====== Raw data ======
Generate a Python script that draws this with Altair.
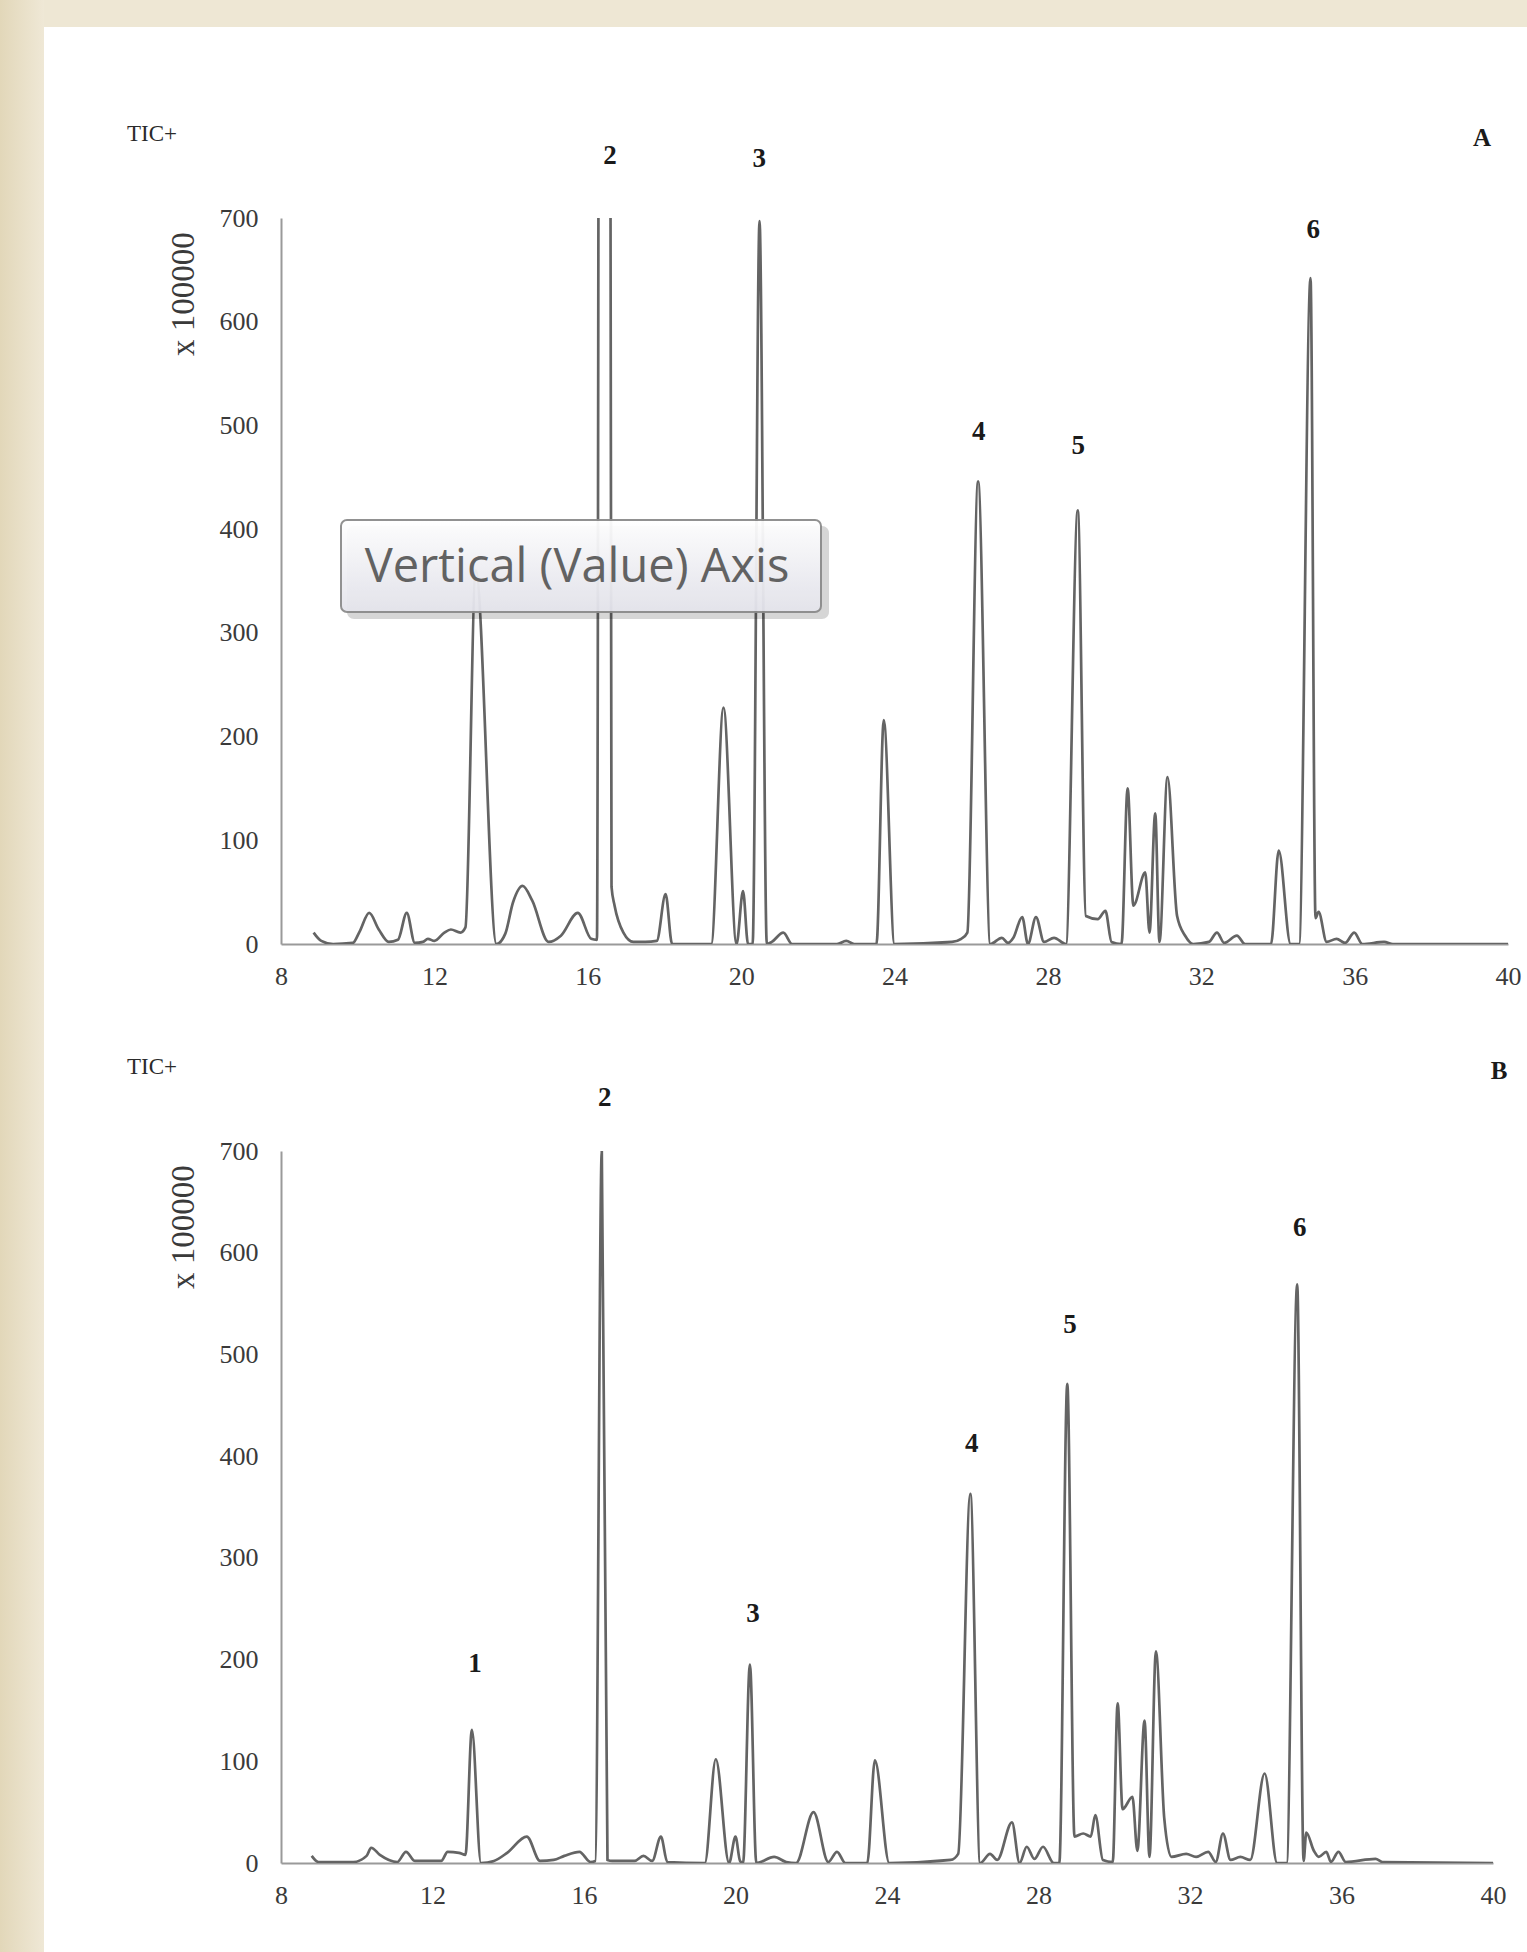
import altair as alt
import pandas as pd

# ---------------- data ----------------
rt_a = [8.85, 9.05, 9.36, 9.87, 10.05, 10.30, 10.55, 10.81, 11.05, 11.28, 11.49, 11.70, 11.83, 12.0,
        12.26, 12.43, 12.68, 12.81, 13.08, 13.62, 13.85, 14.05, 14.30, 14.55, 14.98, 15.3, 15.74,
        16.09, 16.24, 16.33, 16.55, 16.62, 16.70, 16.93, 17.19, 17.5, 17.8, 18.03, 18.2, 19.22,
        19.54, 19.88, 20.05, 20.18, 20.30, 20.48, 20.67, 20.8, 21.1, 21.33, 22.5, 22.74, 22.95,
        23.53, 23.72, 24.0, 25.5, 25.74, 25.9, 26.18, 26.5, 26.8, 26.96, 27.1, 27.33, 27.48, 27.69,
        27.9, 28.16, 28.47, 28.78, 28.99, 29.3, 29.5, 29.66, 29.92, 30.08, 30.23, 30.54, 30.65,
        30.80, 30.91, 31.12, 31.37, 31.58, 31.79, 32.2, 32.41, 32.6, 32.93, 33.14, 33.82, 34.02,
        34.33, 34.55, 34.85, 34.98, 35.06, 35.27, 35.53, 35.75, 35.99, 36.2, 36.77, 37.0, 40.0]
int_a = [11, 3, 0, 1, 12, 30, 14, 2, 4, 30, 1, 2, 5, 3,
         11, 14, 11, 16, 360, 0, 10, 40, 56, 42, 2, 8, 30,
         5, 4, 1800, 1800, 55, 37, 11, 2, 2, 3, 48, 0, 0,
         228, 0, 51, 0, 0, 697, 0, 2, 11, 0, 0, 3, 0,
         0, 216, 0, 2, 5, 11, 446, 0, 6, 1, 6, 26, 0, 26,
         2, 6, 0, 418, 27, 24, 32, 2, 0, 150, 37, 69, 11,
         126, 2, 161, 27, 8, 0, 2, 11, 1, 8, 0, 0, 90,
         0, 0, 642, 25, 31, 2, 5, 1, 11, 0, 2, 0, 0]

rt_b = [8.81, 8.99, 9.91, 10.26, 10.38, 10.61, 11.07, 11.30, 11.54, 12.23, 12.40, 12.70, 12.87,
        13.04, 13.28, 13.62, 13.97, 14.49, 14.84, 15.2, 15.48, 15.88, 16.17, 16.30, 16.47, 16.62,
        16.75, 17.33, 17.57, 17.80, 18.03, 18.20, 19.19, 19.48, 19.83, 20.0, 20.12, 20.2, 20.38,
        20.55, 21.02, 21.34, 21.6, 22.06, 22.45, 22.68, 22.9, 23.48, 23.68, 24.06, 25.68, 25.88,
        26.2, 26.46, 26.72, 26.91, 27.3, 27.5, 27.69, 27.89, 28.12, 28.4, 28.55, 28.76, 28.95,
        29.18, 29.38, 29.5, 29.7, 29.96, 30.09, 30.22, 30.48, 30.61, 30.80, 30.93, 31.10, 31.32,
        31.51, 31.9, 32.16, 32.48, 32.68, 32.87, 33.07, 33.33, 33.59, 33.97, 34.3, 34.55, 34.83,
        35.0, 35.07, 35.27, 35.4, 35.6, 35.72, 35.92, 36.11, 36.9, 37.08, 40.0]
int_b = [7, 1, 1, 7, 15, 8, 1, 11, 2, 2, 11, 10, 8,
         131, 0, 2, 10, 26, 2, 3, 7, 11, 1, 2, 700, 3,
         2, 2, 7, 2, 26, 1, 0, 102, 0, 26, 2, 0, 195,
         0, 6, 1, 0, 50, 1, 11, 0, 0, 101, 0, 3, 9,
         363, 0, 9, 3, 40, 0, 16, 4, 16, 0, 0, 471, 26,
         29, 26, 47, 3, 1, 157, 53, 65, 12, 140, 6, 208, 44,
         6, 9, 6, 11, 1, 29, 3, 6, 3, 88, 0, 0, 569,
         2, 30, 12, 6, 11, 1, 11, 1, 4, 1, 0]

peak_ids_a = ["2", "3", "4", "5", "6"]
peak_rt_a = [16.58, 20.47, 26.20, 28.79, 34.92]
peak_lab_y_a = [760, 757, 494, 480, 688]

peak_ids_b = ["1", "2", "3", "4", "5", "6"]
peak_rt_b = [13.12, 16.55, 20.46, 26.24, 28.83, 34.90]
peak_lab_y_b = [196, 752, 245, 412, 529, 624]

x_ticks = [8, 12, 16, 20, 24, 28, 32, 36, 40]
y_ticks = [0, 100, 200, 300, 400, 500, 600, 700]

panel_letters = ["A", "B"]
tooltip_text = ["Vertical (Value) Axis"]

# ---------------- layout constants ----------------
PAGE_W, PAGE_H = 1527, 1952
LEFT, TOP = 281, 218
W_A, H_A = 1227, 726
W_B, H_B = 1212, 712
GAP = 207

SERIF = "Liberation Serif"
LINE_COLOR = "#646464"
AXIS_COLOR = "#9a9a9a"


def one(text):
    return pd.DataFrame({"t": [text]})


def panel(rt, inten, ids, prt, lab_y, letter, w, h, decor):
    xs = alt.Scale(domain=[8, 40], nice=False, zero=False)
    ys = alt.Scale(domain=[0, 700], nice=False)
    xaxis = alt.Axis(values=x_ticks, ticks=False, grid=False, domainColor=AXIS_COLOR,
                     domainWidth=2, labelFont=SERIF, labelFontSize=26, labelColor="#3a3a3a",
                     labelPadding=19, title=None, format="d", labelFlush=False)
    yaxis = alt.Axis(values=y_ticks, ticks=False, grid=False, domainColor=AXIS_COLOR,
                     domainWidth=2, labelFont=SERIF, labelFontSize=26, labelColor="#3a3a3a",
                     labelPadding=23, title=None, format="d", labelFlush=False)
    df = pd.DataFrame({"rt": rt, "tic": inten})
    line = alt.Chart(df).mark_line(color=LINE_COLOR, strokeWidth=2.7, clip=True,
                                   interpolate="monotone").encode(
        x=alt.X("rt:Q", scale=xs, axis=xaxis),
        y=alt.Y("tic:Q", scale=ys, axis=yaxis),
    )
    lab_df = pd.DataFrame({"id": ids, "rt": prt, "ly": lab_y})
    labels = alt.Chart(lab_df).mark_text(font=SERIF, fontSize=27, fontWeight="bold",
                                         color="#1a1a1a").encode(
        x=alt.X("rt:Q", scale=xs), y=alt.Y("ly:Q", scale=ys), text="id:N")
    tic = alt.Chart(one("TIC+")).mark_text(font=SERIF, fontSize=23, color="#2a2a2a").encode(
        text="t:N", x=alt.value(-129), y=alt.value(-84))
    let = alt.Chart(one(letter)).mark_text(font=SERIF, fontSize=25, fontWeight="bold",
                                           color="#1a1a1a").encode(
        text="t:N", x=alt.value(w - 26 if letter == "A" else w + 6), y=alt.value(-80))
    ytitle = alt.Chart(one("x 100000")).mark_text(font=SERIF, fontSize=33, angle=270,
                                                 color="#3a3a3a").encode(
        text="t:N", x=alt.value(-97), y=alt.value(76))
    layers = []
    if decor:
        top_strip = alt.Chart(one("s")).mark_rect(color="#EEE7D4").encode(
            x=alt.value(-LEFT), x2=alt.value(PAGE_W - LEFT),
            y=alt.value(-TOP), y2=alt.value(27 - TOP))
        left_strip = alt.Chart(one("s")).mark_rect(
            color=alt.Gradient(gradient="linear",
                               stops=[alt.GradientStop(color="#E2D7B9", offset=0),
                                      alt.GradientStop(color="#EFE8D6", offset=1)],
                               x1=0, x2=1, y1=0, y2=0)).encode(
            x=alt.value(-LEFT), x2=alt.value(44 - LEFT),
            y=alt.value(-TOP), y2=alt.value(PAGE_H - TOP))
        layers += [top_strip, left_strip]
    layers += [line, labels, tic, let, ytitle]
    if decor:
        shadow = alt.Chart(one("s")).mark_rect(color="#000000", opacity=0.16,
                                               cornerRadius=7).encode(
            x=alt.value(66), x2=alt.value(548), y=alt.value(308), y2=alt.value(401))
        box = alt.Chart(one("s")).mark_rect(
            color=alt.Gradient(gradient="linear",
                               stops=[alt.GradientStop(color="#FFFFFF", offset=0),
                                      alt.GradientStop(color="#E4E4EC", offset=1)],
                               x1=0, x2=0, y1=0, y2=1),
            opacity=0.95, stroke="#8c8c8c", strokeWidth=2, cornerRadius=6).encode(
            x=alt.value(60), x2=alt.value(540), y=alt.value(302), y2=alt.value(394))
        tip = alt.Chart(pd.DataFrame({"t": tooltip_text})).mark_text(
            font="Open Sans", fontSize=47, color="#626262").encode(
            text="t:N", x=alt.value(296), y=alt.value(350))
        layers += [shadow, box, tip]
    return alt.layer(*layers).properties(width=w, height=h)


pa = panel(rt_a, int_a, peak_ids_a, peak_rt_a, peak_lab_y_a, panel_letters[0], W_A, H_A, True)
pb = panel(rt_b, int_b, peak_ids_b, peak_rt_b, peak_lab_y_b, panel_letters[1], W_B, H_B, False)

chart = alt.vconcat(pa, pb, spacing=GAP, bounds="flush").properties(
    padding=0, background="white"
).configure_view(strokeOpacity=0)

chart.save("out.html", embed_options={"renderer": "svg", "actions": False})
======
■ **Do this**: Restate only the lines running from the start of the material above through the line containing "11, 0, 2, 0, 0]", ends included. No pictures.

■ **Full output**:
Generate a Python script that draws this with Altair.
import altair as alt
import pandas as pd

# ---------------- data ----------------
rt_a = [8.85, 9.05, 9.36, 9.87, 10.05, 10.30, 10.55, 10.81, 11.05, 11.28, 11.49, 11.70, 11.83, 12.0,
        12.26, 12.43, 12.68, 12.81, 13.08, 13.62, 13.85, 14.05, 14.30, 14.55, 14.98, 15.3, 15.74,
        16.09, 16.24, 16.33, 16.55, 16.62, 16.70, 16.93, 17.19, 17.5, 17.8, 18.03, 18.2, 19.22,
        19.54, 19.88, 20.05, 20.18, 20.30, 20.48, 20.67, 20.8, 21.1, 21.33, 22.5, 22.74, 22.95,
        23.53, 23.72, 24.0, 25.5, 25.74, 25.9, 26.18, 26.5, 26.8, 26.96, 27.1, 27.33, 27.48, 27.69,
        27.9, 28.16, 28.47, 28.78, 28.99, 29.3, 29.5, 29.66, 29.92, 30.08, 30.23, 30.54, 30.65,
        30.80, 30.91, 31.12, 31.37, 31.58, 31.79, 32.2, 32.41, 32.6, 32.93, 33.14, 33.82, 34.02,
        34.33, 34.55, 34.85, 34.98, 35.06, 35.27, 35.53, 35.75, 35.99, 36.2, 36.77, 37.0, 40.0]
int_a = [11, 3, 0, 1, 12, 30, 14, 2, 4, 30, 1, 2, 5, 3,
         11, 14, 11, 16, 360, 0, 10, 40, 56, 42, 2, 8, 30,
         5, 4, 1800, 1800, 55, 37, 11, 2, 2, 3, 48, 0, 0,
         228, 0, 51, 0, 0, 697, 0, 2, 11, 0, 0, 3, 0,
         0, 216, 0, 2, 5, 11, 446, 0, 6, 1, 6, 26, 0, 26,
         2, 6, 0, 418, 27, 24, 32, 2, 0, 150, 37, 69, 11,
         126, 2, 161, 27, 8, 0, 2, 11, 1, 8, 0, 0, 90,
         0, 0, 642, 25, 31, 2, 5, 1, 11, 0, 2, 0, 0]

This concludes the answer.